According to IBM “Every day, we create 2.5 quintillion bytes of data — so much that 90% of the data in the world today has been created in the last two years alone.” 

Innovative industries and organizations have already begun to capitalize on this wealth of data. From supply chain to insurance analytics and other big data ecosystems, data analytics is truly transforming the risk management world.

That being said, it is still important to interrogate how specifically the risk management ecosystem is evolving with data analytics. In a nutshell, data analytics influences risk management and its different ecosystems in 4 fundamental ways as illustrated in the diagram below:

 4 types of Data Analytics and the role they play in informing decisions 1:

In essence, data analysis helps the risk management ecosystem, and especially risk teams, to achieve increasingly accurate hindsight, insights and foresight drawn from a variety of data sources (whether structured or unstructured), almost instantaneously.

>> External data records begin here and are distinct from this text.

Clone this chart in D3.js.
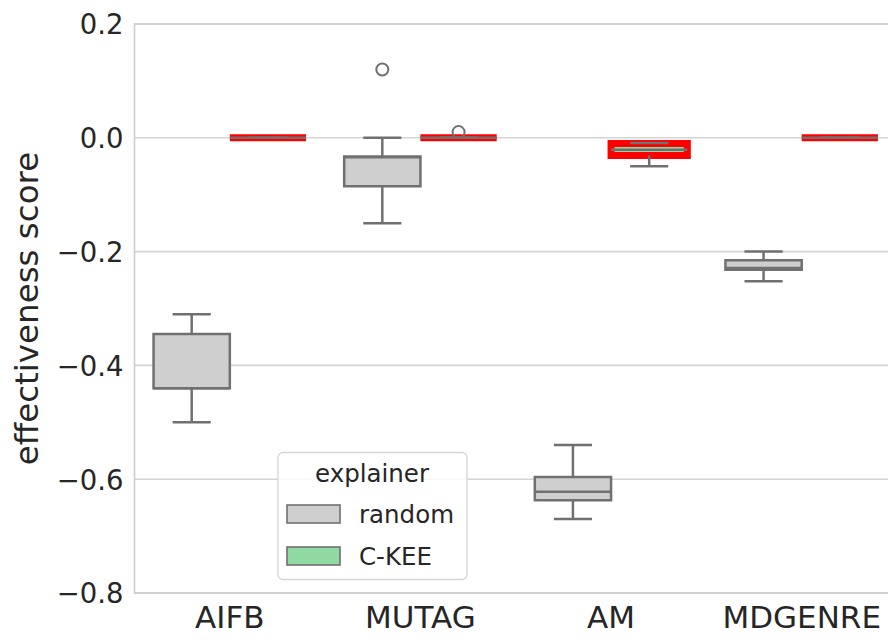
<!DOCTYPE html>
<html>
<head>
<meta charset="utf-8">
<script src="https://cdn.jsdelivr.net/npm/d3@7"></script>
<style>
  html, body { margin: 0; padding: 0; background: #fff; }
  svg { display: block; }
  text { font-family: "DejaVu Sans", sans-serif; fill: #262626; }
</style>
</head>
<body>
<svg id="chart" width="888" height="640"></svg>
<script>
// Datasets on the x axis and the two explainers compared in each group
const categories = ["AIFB", "MUTAG", "AM", "MDGENRE"];
const explainers = ["random", "C-KEE"];

// Five-number summaries per dataset: [whisker low, Q1, median, Q3, whisker high]
const randomStats = [
  [-0.50, -0.440, -0.440, -0.345, -0.31],
  [-0.15, -0.085, -0.034, -0.033, 0.0],
  [-0.67, -0.637, -0.622, -0.596, -0.54],
  [-0.252, -0.232, -0.229, -0.215, -0.20]
];
const ckeeStats = [
  [0, 0, 0, 0, 0],
  [0, 0, 0, 0, 0],
  [-0.05, -0.031, -0.021, -0.010, -0.009],
  [0, 0, 0, 0, 0]
];
// Points outside the whiskers
const randomOutliers = [[], [0.12], [], []];
const ckeeOutliers = [[], [0.01], [], []];

const yTicks = [0.2, 0.0, -0.2, -0.4, -0.6, -0.8];

const series = [
  { name: explainers[0], stats: randomStats, outliers: randomOutliers, fill: "#cfcfcf", edge: "#707070", edgeWidth: 2.5 },
  { name: explainers[1], stats: ckeeStats, outliers: ckeeOutliers, fill: "#8fd9a2", edge: "#ff0000", edgeWidth: 7 }
];

const svg = d3.select("#chart");
const plotLeft = 134.5, plotRight = 897, plotTop = 24, plotBottom = 593;

const x = d3.scaleBand().domain(categories).range([plotLeft, plotRight]).paddingInner(0).paddingOuter(0);
const y = d3.scaleLinear().domain([-0.8, 0.2]).range([plotBottom, plotTop]);
const hue = d3.scaleBand().domain(explainers).range([0, x.bandwidth() * 0.8]);

// Horizontal grid
svg.append("g").selectAll("line").data(yTicks).join("line")
  .attr("x1", plotLeft).attr("x2", plotRight)
  .attr("y1", d => y(d)).attr("y2", d => y(d))
  .attr("stroke", "#d4d4d4").attr("stroke-width", 1.6);

// Frame
svg.append("rect").attr("x", plotLeft).attr("y", plotTop)
  .attr("width", plotRight - plotLeft).attr("height", plotBottom - plotTop)
  .attr("fill", "none").attr("stroke", "#cccccc").attr("stroke-width", 1.6);

// Y axis tick labels
const yAxis = d3.axisLeft(y).tickValues(yTicks).tickSize(0).tickPadding(11)
  .tickFormat(d => d3.format(".1f")(d).replace("-", "\u2212"));
const gy = svg.append("g").attr("transform", `translate(${plotLeft},0)`).call(yAxis);
gy.select(".domain").remove();
gy.selectAll("text").attr("font-size", 27.5).attr("fill", "#262626")
  .style("font-family", "DejaVu Sans").attr("dy", "0.36em");

// X axis labels
const xAxis = d3.axisBottom(x).tickSize(0).tickPadding(13);
const gx = svg.append("g").attr("transform", `translate(0,${plotBottom})`).call(xAxis);
gx.select(".domain").remove();
gx.selectAll("text").attr("font-size", 31).attr("fill", "#262626")
  .style("font-family", "DejaVu Sans");

// Y label
svg.append("text")
  .attr("transform", `translate(38,${(plotTop + plotBottom) / 2}) rotate(-90)`)
  .attr("text-anchor", "middle").attr("font-size", 32.5)
  .text("effectiveness score");

// Boxes
const boxLayer = svg.append("g");
series.forEach(s => {
  categories.forEach((cat, i) => {
    const [lo, q1, med, q3, hi] = s.stats[i];
    const x0 = x(cat) + x.bandwidth() * 0.1 + hue(s.name);
    const w = hue.bandwidth();
    const cx = x0 + w / 2;
    const capHalf = w / 4;
    const g = boxLayer.append("g");
    // box body
    g.append("path")
      .attr("d", `M${x0},${y(q3)}H${x0 + w}V${y(q1)}H${x0}Z`)
      .attr("fill", s.fill).attr("stroke", s.edge).attr("stroke-width", s.edgeWidth)
      .attr("stroke-linejoin", "miter");
    const grey = "#707070";
    // whiskers
    g.append("line").attr("x1", cx).attr("x2", cx).attr("y1", y(q1)).attr("y2", y(lo))
      .attr("stroke", grey).attr("stroke-width", 2.5);
    g.append("line").attr("x1", cx).attr("x2", cx).attr("y1", y(q3)).attr("y2", y(hi))
      .attr("stroke", grey).attr("stroke-width", 2.5);
    // caps
    [lo, hi].forEach(v => {
      g.append("line").attr("x1", cx - capHalf).attr("x2", cx + capHalf)
        .attr("y1", y(v)).attr("y2", y(v)).attr("stroke", grey).attr("stroke-width", 2.5);
    });
    // median
    g.append("line").attr("x1", x0).attr("x2", x0 + w)
      .attr("y1", y(med)).attr("y2", y(med)).attr("stroke", grey).attr("stroke-width", 2.5);
    // outliers
    s.outliers[i].forEach(v => {
      g.append("circle").attr("cx", cx).attr("cy", y(v)).attr("r", 6)
        .attr("fill", "none").attr("stroke", grey).attr("stroke-width", 2);
    });
  });
});

// Legend
const lg = svg.append("g");
lg.append("rect").attr("x", 278).attr("y", 452.5).attr("width", 189).attr("height", 127)
  .attr("rx", 5).attr("fill", "rgba(255,255,255,0.8)").attr("stroke", "#d6d6d6").attr("stroke-width", 1.3);
lg.append("text").attr("x", 372).attr("y", 482).attr("text-anchor", "middle")
  .attr("font-size", 24.5).text("explainer");
series.forEach((s, i) => {
  const yy = 505 + i * 42;
  lg.append("rect").attr("x", 287).attr("y", yy).attr("width", 53).attr("height", 18)
    .attr("fill", s.fill).attr("stroke", "#707070").attr("stroke-width", 1.6);
  lg.append("text").attr("x", 359).attr("y", yy + 17.5)
    .attr("font-size", 24.5).text(s.name);
});
</script>
</body>
</html>
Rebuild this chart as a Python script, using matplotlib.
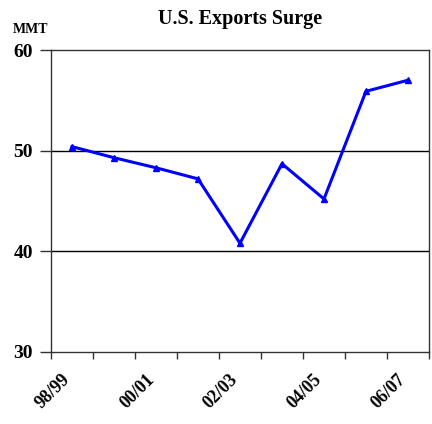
import matplotlib.pyplot as plt
import numpy as np

# data
years = ['98/99', '99/00', '00/01', '01/02', '02/03', '03/04', '04/05', '05/06', '06/07']
exports = [50.4, 49.3, 48.3, 47.2, 40.8, 48.7, 45.2, 55.9, 57.0]
yticks = [30, 40, 50, 60]

plt.rcParams['font.family'] = ['Liberation Serif', 'DejaVu Serif']

fig = plt.figure(figsize=(4.32, 4.24), dpi=100)
ax = fig.add_axes([0.118, 0.170, 0.875, 0.712])

x = np.arange(len(years)) + 0.5
ax.plot(x, exports, color='#0000FF', lw=2.2, marker='^', markersize=4.5, zorder=3)

ax.set_xlim(0, len(years))
ax.set_ylim(30, 60)
ax.set_yticks(yticks)
ax.set_yticklabels([str(v) for v in yticks], fontsize=14, fontweight='bold')
for v in [40, 50]:
    ax.axhline(v, color='black', lw=1, zorder=1)

ax.set_xticks(np.arange(len(years) + 1))
ax.set_xticklabels([])
for i in range(0, len(years), 2):
    ax.text(i + 0.25, 28.1, years[i], rotation=45, ha='right', va='top',
            fontsize=13, fontweight='bold', rotation_mode='anchor')

for s in ax.spines.values():
    s.set_color('#333333')
    s.set_linewidth(1)
ax.tick_params(axis='y', length=8, width=1, color='#333333', pad=5)
ax.tick_params(axis='x', length=5, width=1, color='#333333')

fig.text(0.555, 0.955, 'U.S. Exports Surge', ha='center', va='center',
         fontsize=14.5, fontweight='bold')
fig.text(0.03, 0.931, 'MMT', ha='left', va='center', fontsize=10, fontweight='bold')

fig.savefig('out.png', dpi=100)
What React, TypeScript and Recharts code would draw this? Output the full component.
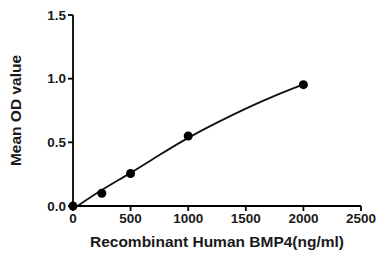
import { ComposedChart, Line, Scatter, XAxis, YAxis } from 'recharts';

const concentrations = [0, 250, 500, 1000, 2000];
const meanOD = [0, 0.1, 0.255, 0.55, 0.953];

// fitted curve
const fitX = [40, 250, 500, 750, 1000, 1250, 1500, 1750, 2000];
const fitY = [0, 0.125, 0.26, 0.4, 0.535, 0.655, 0.765, 0.865, 0.955];

const xTicks = [0, 500, 1000, 1500, 2000, 2500];
const yTicks = [0, 0.5, 1.0, 1.5];

const points = concentrations.map((x, i) => ({ x, y: meanOD[i] }));
const fit = fitX.map((x, i) => ({ x, y: fitY[i] }));

const font = 'Liberation Sans, Arial, sans-serif';
const tickStyle = { fontSize: 13.5, fontWeight: 700, fill: '#1a1a1a', fontFamily: font };
const labelStyle = { fontSize: 15.5, fontWeight: 700, fill: '#1a1a1a', fontFamily: font };

export default function App() {
  return (
    <div style={{ position: 'absolute', left: 0, top: 0, width: 384, height: 256, background: '#fff' }}>
      <ComposedChart width={384} height={256} margin={{ top: 15, right: 23, left: 0, bottom: 0 }}>
        <XAxis
          type="number"
          dataKey="x"
          domain={[0, 2500]}
          ticks={xTicks}
          tick={tickStyle}
          tickSize={5}
          height={50}
          stroke="#000"
          strokeWidth={1.8}
          label={{
            value: 'Recombinant Human BMP4(ng/ml)',
            position: 'insideBottom',
            offset: 9,
            style: labelStyle,
          }}
        />
        <YAxis
          type="number"
          dataKey="y"
          domain={[0, 1.5]}
          ticks={yTicks}
          tickFormatter={(v) => Number(v).toFixed(1)}
          tick={tickStyle}
          tickSize={5}
          width={73}
          stroke="#000"
          strokeWidth={1.8}
          label={{
            value: 'Mean OD value',
            angle: -90,
            position: 'insideLeft',
            offset: 15,
            style: { ...labelStyle, textAnchor: 'middle' },
          }}
        />
        <Line
          data={fit}
          dataKey="y"
          type="natural"
          stroke="#111"
          strokeWidth={1.8}
          dot={false}
          isAnimationActive={false}
        />
        <Scatter data={points} dataKey="y" fill="#000" shape="circle" isAnimationActive={false} />
      </ComposedChart>
    </div>
  );
}
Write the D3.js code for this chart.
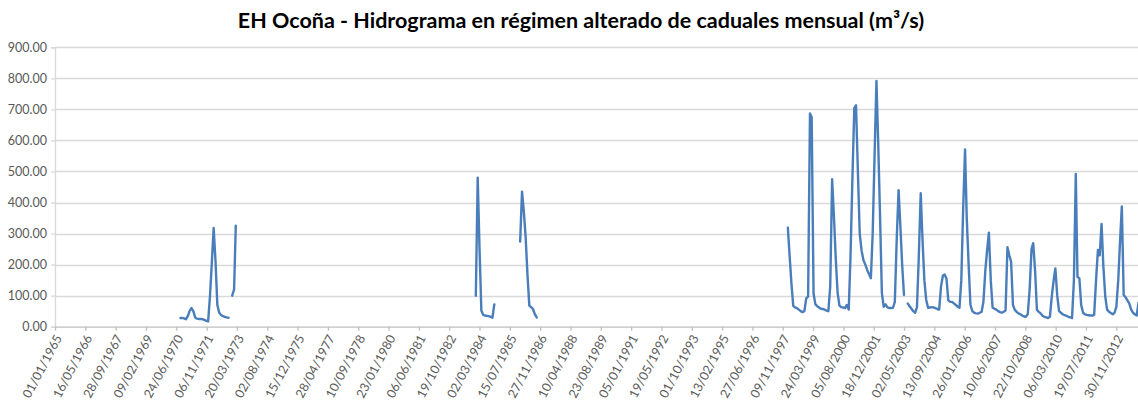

As Jason Hill, (Executive Partner – Reply) concisely put it,

‘Time is critical in the new world of risk management. If you can react to a risk faster, you have a competitive advantage’

Therefore, through data analytics, individuals in the risk management ecosystem are able to rapidly and effectively sense and respond and/or predict and act faster and better, informed by a vast amount of risk variables.

Benefits of data analytics in risk management ecosystems

1.    Instantaneous intelligence and robust utilization of risk assessment

In today’s world, the variety and complexity of data sources (including email, social media, apps, sensor data and documents) mean that static structures and interaction paths are no longer tenable.

The speed required to retrieve and analyze data has necessitated not only how big data has been utilized and approached in the recent past, but more importantly how it is can be used today.

Take for example risk management in a banking eco-system. if you want to conduct a risk assessment in determining the risk of giving a loan to a new customer, you can easily use data analytics to get an almost instantaneous risk profile based on a wide range of data. The analyzed data can be derived from spending habits, customer credit reports and social media, all within a matter of seconds.

2.    Improved decision-making

Through data analytics, decision making has become more robust and evidence-based across a number of key risk domains including; market risk, credit risk, operational risk, integrated risk management, compliance risk etc.

Additionally, since data analytics allows the synthesis of vast amounts of data, this allows for the development of new ways to work and collaborate. Risk management teams can, therefore interact and collaborate more with other teams within an organization including; Finance, IT and operations teams. This inherently leads to collaborative decisions and therefore better decision-making.

3.    Substantial cost savings

In business, efficiency translates to cost savings. Through data analytics, significant cost savings can be experienced through simply combating risks that can cost businesses lots of money and resources

According to an Accenture’s study, using Big Data analytics in supply chain operations can increase efficiency by 10 percent or greater, reduce order-to-delivery cycle times and improve demand-driven operations. All this is possible through improved data analytics in the supply chain risk management ecosystem.

4.    Improved analytical power and the stabilization of risk models

The quintessential approach of data analytics is to transition from descriptive analytics to predictive and prescriptive analytics. This allows for better hindsight, insight, and foresight. Additionally, data analytics is increasingly producing a better quality of filtered, real-time data which tends to also stabilize risk models.

Conclusion

As you would expect in any domain or industry these days, risk management faces constantly evolving challenges and demands. In order to respond to these demands and challenges, risk managers constantly require not only more data but more detailed data and also increasingly sophisticated reports.

Through data analytics, risk managers are increasingly able to reduce the ‘noise’ inherent in vast volumes of data. This allows for improvements in risk coverage, risk monitoring and in the enhancement of stability and predictive powers in risk models. All this is in an effort to support the Risk Officer’s decision-making.